I'm am on staff at a tertiary level college. My colleagues and I are developing a wearable, non-invasive monitor, not too dissimilar from a Fitbit. Naturally, we want to know whether the monitor works or not, but we also want to know (as we go through the development stages) whether it is comfortable to wear, whether it impedes normal activities, whether it's easy to put on and take off, and so forth.
During the initial phase of the project, only the "principal researchers" will be involved; no junior staff. Later, however, we will want to test our prototype with other volunteers. For that reason, someone suggested that even at this early, essentially engineering-oriented stage of the project, we submit an application to our institutional ethics review committee (IRB). That is what we did. The committee has now reported back and said that they want of my colleagues to sign a formal consent form showing "informed consent", and want to see a formal questionnaire that each participant will answer when they have worn the device.
I feel stymied by the fact that there is no "superior authority" whom any of my colleagues can ask about the device, its effects, the teams intentions, or anything else. Every member of the team is an active participant who knows as much as anyone else about it. There is no person to whom any other person's consent is being given. Moreover, every person who tries the device is likely to make their own spontaneous observations about absolutely anything to do with the monitor, whether or not it is about something that is of a priori interest to the team, and whether or not a question appears in a questionnaire. As a minor example, someone might say that the wrist band for the device made them itch, or that they didn't like the color, or that they thought it would fit them better if the holes in the band were made closer together, and so ad infinitum.

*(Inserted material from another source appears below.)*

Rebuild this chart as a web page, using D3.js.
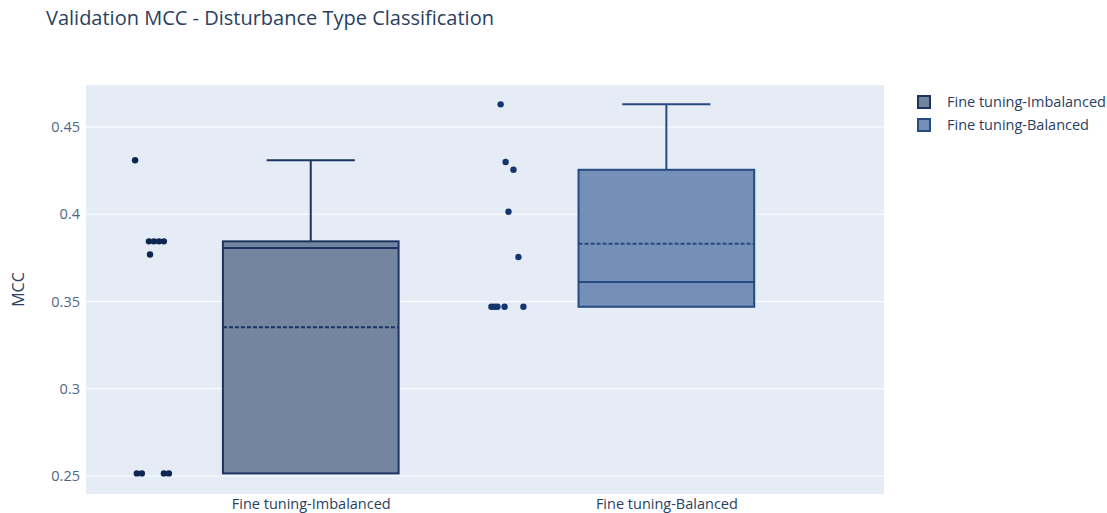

Does anyone else have experience of this kind of situation? If so, what was the nature of the consent form? Can you direct me to an example of a consent form used with one or more "self-experimenters"? ... and what solution would you offer for the questionnaire conundrum?
I should perhaps add that I have tried searching using terms like "experimenter participant", "participant observer", "consent self-experimentation" but have not succeeded in finding anything useful.